Averaging 2.3 receptions per game and 10.5 yards per catch, Hines is much more than just a dump-off option in the passing game, evidenced by multiple starts at wide receiver during his career. His ability to produce in a variety of ways – as a runner, receiver, and returner – is his best attribute. He’s one of just six players since 2000 with at least 1,300 yards rushing, 900 yards receiving, and 2,000 yards on kick returns.
In 2017, Hines posted a Workhorse Score of 42.68, which would have ranked 30th among last year’s RB prospect class. But again, Hines’s contributions in other phases of the game should dull some concerns related to his lack of true workhorse status.
ATHLETICISM AND AGE
In addition to being a standout on the football field, Hines is also an accomplished track and field athlete, collecting All-ACC honors in both the 100 and 60 meter dashes.
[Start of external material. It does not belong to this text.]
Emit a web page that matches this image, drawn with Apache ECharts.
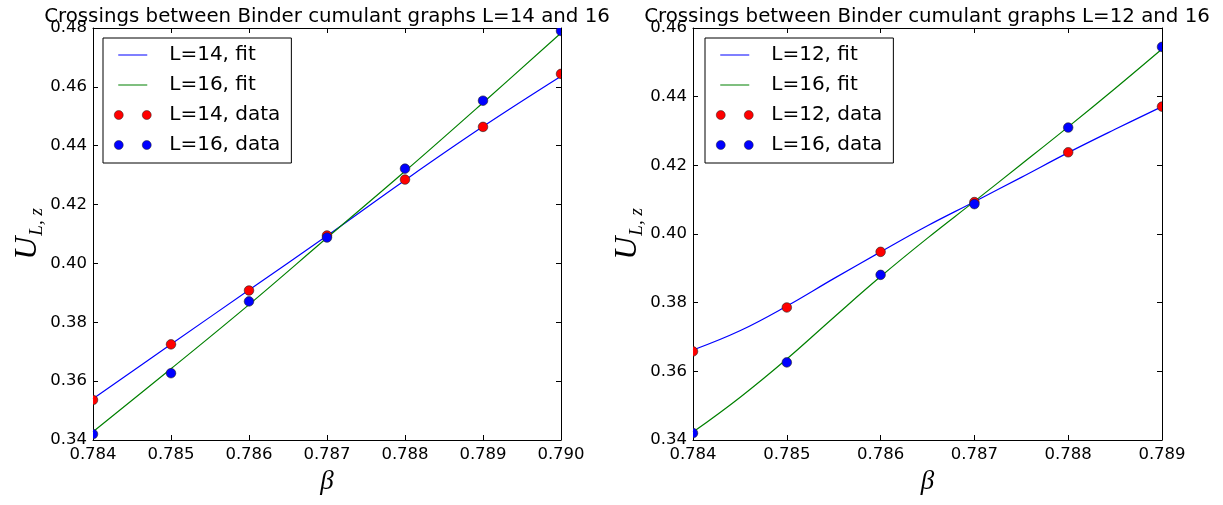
<!DOCTYPE html>
<html>
<head>
<meta charset="utf-8">
<title>Binder cumulant crossings</title>
<script src="https://cdn.jsdelivr.net/npm/echarts@6/dist/echarts.min.js"></script>
<style>
  html, body { margin: 0; padding: 0; background: #fff; }
  #chart { width: 1223px; height: 505px; }
</style>
</head>
<body>
<div id="chart"></div>
<script>
// ---- Left panel: L=14 vs L=16 ----
const betaLeft = [0.784, 0.785, 0.786, 0.787, 0.788, 0.789, 0.790];
const u14Data = [0.3536, 0.3725, 0.3908, 0.4095, 0.4285, 0.4464, 0.4644];
const u16DataLeft = [0.3420, 0.3627, 0.3871, 0.4088, 0.4322, 0.4553, 0.4790];
const u14Fit = [0.3540, 0.3725, 0.3910, 0.4094, 0.4283, 0.4465, 0.4636];
const u16FitLeft = [0.3428, 0.3642, 0.3860, 0.4087, 0.4313, 0.4546, 0.4783];

// ---- Right panel: L=12 vs L=16 ----
const betaRight = [0.784, 0.785, 0.786, 0.787, 0.788, 0.789];
const u12Data = [0.3658, 0.3786, 0.3948, 0.4093, 0.4238, 0.4371];
const u16DataRight = [0.3420, 0.3626, 0.3881, 0.4087, 0.4310, 0.4545];
const betaFitRight = [0.784, 0.7845, 0.785, 0.7855, 0.786, 0.7865, 0.787, 0.7875, 0.788, 0.7885, 0.789];
const u12Fit = [0.3662, 0.3718, 0.3790, 0.3870, 0.3948, 0.4024, 0.4094, 0.4165, 0.4237, 0.4305, 0.4371];
const u16FitRight = [0.3423, 0.3524, 0.3636, 0.3757, 0.3876, 0.3988, 0.4095, 0.4203, 0.4312, 0.4424, 0.4539];

// ---- Titles and axis scales ----
const titles = [
  'Crossings between Binder cumulant graphs L=14 and 16',
  'Crossings between Binder cumulant graphs L=12 and 16'
];
const xRangeLeft = { min: 0.784, max: 0.790, interval: 0.001 };
const xRangeRight = { min: 0.784, max: 0.789, interval: 0.001 };
const yRangeLeft = { min: 0.34, max: 0.48, interval: 0.02 };
const yRangeRight = { min: 0.34, max: 0.46, interval: 0.02 };

const zip = (xs, ys) => xs.map((x, i) => [x, ys[i]]);

const SANS = 'DejaVu Sans';
const MATH = 'Liberation Serif';
const BLUE = '#0000ff', GREEN = '#008000', RED = '#ff0000';
const EDGE = '#222222';

const lineIcon = 'path://M0,0M4,4.5L33,4.5L33,5.5L4,5.5ZM50,10';
const dotsIcon = 'path://M0,0M0,5a4.5,4.5 0 1,0 9,0a4.5,4.5 0 1,0 -9,0M28,5a4.5,4.5 0 1,0 9,0a4.5,4.5 0 1,0 -9,0M50,10';

const axisLineStyle = { show: true, onZero: false, lineStyle: { color: '#000', width: 1 } };
const axisTickStyle = { show: true, inside: true, length: 5, lineStyle: { color: '#000' } };

function bottomAxis(gridIndex, r) {
  return {
    type: 'value', gridIndex, position: 'bottom', min: r.min, max: r.max, interval: r.interval,
    name: 'β', nameLocation: 'middle', nameGap: 28,
    nameTextStyle: { fontFamily: MATH, fontStyle: 'italic', fontSize: 27, color: '#000' },
    axisLine: axisLineStyle, axisTick: axisTickStyle,
    axisLabel: { show: true, margin: 6, color: '#000', fontFamily: SANS, fontSize: 16.5,
      formatter: v => v.toFixed(3) },
    splitLine: { show: false }
  };
}
function topAxis(gridIndex, r) {
  return {
    type: 'value', gridIndex, position: 'top', min: r.min, max: r.max, interval: r.interval,
    axisLine: axisLineStyle, axisTick: axisTickStyle,
    axisLabel: { show: false }, splitLine: { show: false }
  };
}
function leftAxis(gridIndex, r) {
  return {
    type: 'value', gridIndex, position: 'left', min: r.min, max: r.max, interval: r.interval,
    name: '{u|U}{s|L, z}', nameLocation: 'middle', nameGap: 46, nameRotate: 90,
    nameTextStyle: {
      rich: {
        u: { fontFamily: MATH, fontStyle: 'italic', fontSize: 32, color: '#000', lineHeight: 38, verticalAlign: 'middle' },
        s: { fontFamily: MATH, fontStyle: 'italic', fontSize: 19, color: '#000', lineHeight: 38, verticalAlign: 'bottom', padding: [0, 0, 0, 1] }
      }
    },
    axisLine: axisLineStyle, axisTick: axisTickStyle,
    axisLabel: { show: true, margin: 6, color: '#000', fontFamily: SANS, fontSize: 16.5,
      formatter: v => v.toFixed(2) },
    splitLine: { show: false }
  };
}
function rightAxis(gridIndex, r) {
  return {
    type: 'value', gridIndex, position: 'right', min: r.min, max: r.max, interval: r.interval,
    axisLine: axisLineStyle, axisTick: axisTickStyle,
    axisLabel: { show: false }, splitLine: { show: false }
  };
}

function fitSeries(name, xi, yi, data, color) {
  return {
    name, type: 'line', xAxisIndex: xi, yAxisIndex: yi, data, smooth: 0.4,
    symbol: 'none', clip: true, color,
    lineStyle: { color, width: 1.2 }, z: 2
  };
}
// Data points as circles placed through the axes' coordinate mapping,
// clipped to the plotting area so markers on the frame are cut in half.
function dataSeries(name, xi, yi, data, color) {
  return {
    name, type: 'custom', xAxisIndex: xi, yAxisIndex: yi, data, clip: true, color,
    encode: { x: 0, y: 1 },
    itemStyle: { color, borderColor: EDGE, borderWidth: 0.5 },
    z: 3,
    renderItem: (params, api) => {
      const p = api.coord([api.value(0), api.value(1)]);
      return {
        type: 'circle',
        shape: { cx: p[0], cy: p[1], r: 4.8 },
        style: { fill: color, stroke: EDGE, lineWidth: 0.6 }
      };
    }
  };
}

function legendFor(left, names) {
  return {
    orient: 'vertical', left, top: 38,
    padding: [7, 11, 8, 11], itemGap: 10, itemWidth: 50, itemHeight: 10,
    borderColor: '#000', borderWidth: 1, backgroundColor: '#fff',
    textStyle: { fontFamily: SANS, fontSize: 20, color: '#000', lineHeight: 20 },
    selectedMode: false,
    data: [
      { name: names[0], icon: lineIcon, itemStyle: { color: BLUE, borderWidth: 0, opacity: 1 } },
      { name: names[1], icon: lineIcon, itemStyle: { color: GREEN, borderWidth: 0, opacity: 1 } },
      { name: names[2], icon: dotsIcon, itemStyle: { color: RED, borderColor: EDGE, borderWidth: 0.5, opacity: 1 } },
      { name: names[3], icon: dotsIcon, itemStyle: { color: BLUE, borderColor: EDGE, borderWidth: 0.5, opacity: 1 } }
    ]
  };
}

const titleStyle = { fontFamily: SANS, fontSize: 19.8, fontWeight: 'normal', color: '#000' };

const chart = echarts.init(document.getElementById('chart'), null, { renderer: 'canvas' });
chart.setOption({
  animation: false,
  backgroundColor: '#fff',
  title: [
    { text: titles[0], left: 322, top: 2, textAlign: 'center', textStyle: titleStyle },
    { text: titles[1], left: 922, top: 2, textAlign: 'center', textStyle: titleStyle }
  ],
  grid: [
    { left: 93, top: 28, width: 468, height: 412 },
    { left: 693, top: 28, width: 469, height: 412 }
  ],
  xAxis: [
    bottomAxis(0, xRangeLeft), topAxis(0, xRangeLeft),
    bottomAxis(1, xRangeRight), topAxis(1, xRangeRight)
  ],
  yAxis: [
    leftAxis(0, yRangeLeft), rightAxis(0, yRangeLeft),
    leftAxis(1, yRangeRight), rightAxis(1, yRangeRight)
  ],
  legend: [
    legendFor(103, ['L=14, fit', 'L=16, fit', 'L=14, data', 'L=16, data']),
    legendFor(705, ['L=12, fit', 'L=16, fit', 'L=12, data', 'L=16, data'])
  ],
  series: [
    fitSeries('L=14, fit', 0, 0, zip(betaLeft, u14Fit), BLUE),
    fitSeries('L=16, fit', 0, 0, zip(betaLeft, u16FitLeft), GREEN),
    dataSeries('L=14, data', 0, 0, zip(betaLeft, u14Data), RED),
    dataSeries('L=16, data', 0, 0, zip(betaLeft, u16DataLeft), BLUE),
    fitSeries('L=12, fit', 2, 2, zip(betaFitRight, u12Fit), BLUE),
    fitSeries('L=16, fit', 2, 2, zip(betaFitRight, u16FitRight), GREEN),
    dataSeries('L=12, data', 2, 2, zip(betaRight, u12Data), RED),
    dataSeries('L=16, data', 2, 2, zip(betaRight, u16DataRight), BLUE)
  ]
});
</script>
</body>
</html>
Judging by his demonstrated speed on the track, we can safely assume Hines will run well at the combine.
If we reference Kevin Cole’s combine regression tree for RBs, and we assume Hines runs a sub 4.5 40 yard dash, we can already expect a 27 percent chance he finds success (defined here as at least one top-12 PPR season in his first three years). Other factors such as height and broad jump could end up hurting Hines, but we know straight-line speed is vital. And at 21.3 years of age, Hines is on the young side of the spectrum of prospects, nearly identical to Saquon Barkley.
How NFL teams end up valuing Hines will be an interesting study in team building and offensive strategy. At 5-foot-9, 197 pounds, he does not fit the prototypical mold of an every-down runner, but his speed, quickness, and deftness as a receiver make him an ideal candidate for a forward-thinking offense.
NFL Draft Scout compares him to Darren Sproles, possibly the best small-bodied RB in NFL history. While Hines cannot claim the same college production, I don’t think the comp is completely outlandish. NDT Scouting’s Jon Ledyard believes Hines is custom built for a zone-read team, possessing quickness, burst, and inside running ability to thrive in that scheme. He tabs Atlanta, San Francisco, Chicago, and Philadelphia as potential fits.
As a potential top-100 draft pick, Hines should get a shot at making an early impact for fantasy purposes. He could also shine immediately in the kick return game. This might not help fantasy owners directly, but will only increase the chances he sticks on a roster and eventually breaks through to a larger role.
Nyheim Hines might be undersized from a traditional RB standpoint. But he’s a dynamic receiver with underrated running ability that could end up as a solid PPR contributor in the right offensive system.